▶ **Given exercise**
Set down, exactly as they appear, the lines from the line holding "Give me the" through the line holding "Chart.register(ArcElement, PieController);", inclusive; output nothing outside that range.

▶ **Given data**

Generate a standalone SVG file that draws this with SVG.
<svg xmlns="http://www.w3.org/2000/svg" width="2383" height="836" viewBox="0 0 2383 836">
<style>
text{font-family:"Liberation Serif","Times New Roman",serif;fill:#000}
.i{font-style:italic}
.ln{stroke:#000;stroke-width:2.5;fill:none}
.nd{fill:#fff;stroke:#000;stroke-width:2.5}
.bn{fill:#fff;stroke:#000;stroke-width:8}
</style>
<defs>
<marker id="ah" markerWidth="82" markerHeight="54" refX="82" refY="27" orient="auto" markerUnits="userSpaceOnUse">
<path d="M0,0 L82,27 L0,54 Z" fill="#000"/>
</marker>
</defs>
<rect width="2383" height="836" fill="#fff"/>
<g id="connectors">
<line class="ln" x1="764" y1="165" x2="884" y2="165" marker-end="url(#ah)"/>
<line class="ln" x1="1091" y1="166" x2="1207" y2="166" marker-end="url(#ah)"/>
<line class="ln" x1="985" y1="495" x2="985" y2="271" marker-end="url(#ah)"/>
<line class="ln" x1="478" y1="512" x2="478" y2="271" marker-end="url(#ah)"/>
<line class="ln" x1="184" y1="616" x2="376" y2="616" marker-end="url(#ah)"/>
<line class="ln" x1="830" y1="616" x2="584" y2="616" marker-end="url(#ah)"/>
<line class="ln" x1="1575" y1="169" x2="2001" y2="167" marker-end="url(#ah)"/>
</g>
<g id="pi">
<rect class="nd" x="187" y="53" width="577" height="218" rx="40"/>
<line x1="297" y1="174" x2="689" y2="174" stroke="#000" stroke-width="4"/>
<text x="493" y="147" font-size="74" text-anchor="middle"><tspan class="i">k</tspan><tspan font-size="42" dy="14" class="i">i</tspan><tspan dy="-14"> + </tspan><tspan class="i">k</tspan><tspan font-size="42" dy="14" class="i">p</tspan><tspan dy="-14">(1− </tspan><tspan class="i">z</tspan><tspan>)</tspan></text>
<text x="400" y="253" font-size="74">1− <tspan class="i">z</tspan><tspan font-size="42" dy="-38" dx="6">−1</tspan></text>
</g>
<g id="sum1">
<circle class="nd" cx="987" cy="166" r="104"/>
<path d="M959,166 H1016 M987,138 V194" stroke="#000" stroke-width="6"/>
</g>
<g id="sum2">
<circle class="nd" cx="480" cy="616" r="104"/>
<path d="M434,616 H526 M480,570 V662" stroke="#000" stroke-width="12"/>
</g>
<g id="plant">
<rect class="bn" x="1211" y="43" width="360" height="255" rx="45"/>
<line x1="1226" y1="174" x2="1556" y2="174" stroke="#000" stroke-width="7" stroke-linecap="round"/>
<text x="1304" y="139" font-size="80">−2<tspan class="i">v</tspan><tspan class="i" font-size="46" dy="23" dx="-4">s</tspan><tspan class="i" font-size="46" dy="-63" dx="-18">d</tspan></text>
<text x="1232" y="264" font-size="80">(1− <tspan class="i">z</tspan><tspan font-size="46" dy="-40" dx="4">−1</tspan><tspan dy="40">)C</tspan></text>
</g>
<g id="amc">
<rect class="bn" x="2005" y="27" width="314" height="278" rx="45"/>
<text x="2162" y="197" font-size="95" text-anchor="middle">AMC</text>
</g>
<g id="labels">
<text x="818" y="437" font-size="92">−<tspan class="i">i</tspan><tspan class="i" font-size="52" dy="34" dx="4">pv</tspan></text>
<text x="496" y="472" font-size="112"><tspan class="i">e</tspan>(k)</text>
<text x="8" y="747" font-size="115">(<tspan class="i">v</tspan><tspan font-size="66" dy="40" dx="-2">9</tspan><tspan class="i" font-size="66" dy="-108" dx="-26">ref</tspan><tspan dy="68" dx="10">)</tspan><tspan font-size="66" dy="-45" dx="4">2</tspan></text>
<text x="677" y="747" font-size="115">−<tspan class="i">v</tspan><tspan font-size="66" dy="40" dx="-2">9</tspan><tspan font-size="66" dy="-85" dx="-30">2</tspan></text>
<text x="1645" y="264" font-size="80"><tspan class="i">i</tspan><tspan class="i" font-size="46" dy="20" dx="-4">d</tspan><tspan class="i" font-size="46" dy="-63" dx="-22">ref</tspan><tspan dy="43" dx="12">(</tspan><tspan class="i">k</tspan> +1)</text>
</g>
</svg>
==
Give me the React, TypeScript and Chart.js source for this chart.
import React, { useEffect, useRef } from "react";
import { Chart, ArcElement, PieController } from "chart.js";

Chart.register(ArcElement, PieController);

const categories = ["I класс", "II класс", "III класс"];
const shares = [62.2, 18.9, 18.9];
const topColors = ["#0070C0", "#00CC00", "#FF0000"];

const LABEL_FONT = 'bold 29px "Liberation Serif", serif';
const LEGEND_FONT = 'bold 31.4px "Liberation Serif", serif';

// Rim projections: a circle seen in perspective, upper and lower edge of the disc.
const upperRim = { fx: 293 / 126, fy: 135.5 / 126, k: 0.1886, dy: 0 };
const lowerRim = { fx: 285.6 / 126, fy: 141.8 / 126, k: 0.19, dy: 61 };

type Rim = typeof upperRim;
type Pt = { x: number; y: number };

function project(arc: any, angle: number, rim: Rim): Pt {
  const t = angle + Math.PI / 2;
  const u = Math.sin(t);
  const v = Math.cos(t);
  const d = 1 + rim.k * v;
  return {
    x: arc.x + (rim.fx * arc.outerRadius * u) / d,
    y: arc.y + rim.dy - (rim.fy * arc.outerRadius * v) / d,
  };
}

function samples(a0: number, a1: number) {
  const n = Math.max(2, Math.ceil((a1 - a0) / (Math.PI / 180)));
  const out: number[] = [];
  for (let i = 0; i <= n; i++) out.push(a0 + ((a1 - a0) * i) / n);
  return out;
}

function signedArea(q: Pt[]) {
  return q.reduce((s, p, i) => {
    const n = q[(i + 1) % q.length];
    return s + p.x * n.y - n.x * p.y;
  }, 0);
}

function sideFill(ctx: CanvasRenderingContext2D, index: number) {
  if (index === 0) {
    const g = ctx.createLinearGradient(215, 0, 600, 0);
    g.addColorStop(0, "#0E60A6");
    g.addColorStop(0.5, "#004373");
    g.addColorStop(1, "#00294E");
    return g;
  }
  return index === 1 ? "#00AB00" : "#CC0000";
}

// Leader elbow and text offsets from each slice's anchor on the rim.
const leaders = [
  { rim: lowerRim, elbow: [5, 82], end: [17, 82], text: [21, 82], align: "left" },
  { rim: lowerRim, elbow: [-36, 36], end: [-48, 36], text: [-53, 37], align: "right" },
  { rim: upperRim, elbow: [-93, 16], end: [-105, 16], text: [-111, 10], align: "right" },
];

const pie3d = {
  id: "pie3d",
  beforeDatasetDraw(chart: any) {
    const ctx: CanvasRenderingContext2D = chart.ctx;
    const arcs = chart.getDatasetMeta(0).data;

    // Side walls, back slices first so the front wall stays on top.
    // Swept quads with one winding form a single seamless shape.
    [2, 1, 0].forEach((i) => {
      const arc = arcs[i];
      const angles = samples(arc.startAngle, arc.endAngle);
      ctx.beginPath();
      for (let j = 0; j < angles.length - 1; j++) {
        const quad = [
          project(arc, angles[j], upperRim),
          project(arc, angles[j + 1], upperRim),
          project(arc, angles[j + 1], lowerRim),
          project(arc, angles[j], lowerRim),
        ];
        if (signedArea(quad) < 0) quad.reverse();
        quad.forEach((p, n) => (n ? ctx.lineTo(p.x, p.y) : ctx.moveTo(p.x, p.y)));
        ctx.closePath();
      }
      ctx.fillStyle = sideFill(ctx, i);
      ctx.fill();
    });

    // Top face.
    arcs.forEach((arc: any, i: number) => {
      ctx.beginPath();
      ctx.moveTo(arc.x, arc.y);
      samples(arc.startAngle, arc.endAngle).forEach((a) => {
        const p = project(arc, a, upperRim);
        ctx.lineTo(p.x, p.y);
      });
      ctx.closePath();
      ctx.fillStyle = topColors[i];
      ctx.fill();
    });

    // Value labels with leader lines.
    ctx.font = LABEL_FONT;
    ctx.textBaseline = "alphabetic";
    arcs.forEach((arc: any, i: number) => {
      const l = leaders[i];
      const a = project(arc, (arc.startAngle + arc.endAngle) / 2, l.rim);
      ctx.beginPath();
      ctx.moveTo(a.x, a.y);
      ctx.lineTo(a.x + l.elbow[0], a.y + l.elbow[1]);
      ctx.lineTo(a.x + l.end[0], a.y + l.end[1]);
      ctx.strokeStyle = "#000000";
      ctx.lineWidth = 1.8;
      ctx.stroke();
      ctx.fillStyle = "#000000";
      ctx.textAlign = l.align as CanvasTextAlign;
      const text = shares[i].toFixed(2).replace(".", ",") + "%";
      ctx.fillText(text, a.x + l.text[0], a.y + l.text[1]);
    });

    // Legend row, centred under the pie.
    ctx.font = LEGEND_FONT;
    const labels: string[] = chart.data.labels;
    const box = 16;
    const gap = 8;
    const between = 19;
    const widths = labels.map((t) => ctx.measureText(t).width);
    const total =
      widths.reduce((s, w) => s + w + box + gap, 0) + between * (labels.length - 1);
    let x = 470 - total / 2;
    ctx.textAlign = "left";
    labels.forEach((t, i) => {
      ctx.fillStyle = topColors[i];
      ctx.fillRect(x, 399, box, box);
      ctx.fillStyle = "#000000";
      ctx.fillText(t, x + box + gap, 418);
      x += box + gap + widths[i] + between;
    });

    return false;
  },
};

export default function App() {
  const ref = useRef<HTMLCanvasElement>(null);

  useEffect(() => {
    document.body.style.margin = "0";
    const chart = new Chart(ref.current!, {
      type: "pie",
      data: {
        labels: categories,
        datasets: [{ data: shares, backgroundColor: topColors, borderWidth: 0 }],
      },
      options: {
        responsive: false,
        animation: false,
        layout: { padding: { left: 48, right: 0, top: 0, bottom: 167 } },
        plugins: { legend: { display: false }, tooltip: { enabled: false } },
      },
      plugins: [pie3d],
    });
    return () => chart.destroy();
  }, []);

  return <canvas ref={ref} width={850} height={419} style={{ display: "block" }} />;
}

▶ **Exercise result**
Give me the React, TypeScript and Chart.js source for this chart.
import React, { useEffect, useRef } from "react";
import { Chart, ArcElement, PieController } from "chart.js";

Chart.register(ArcElement, PieController);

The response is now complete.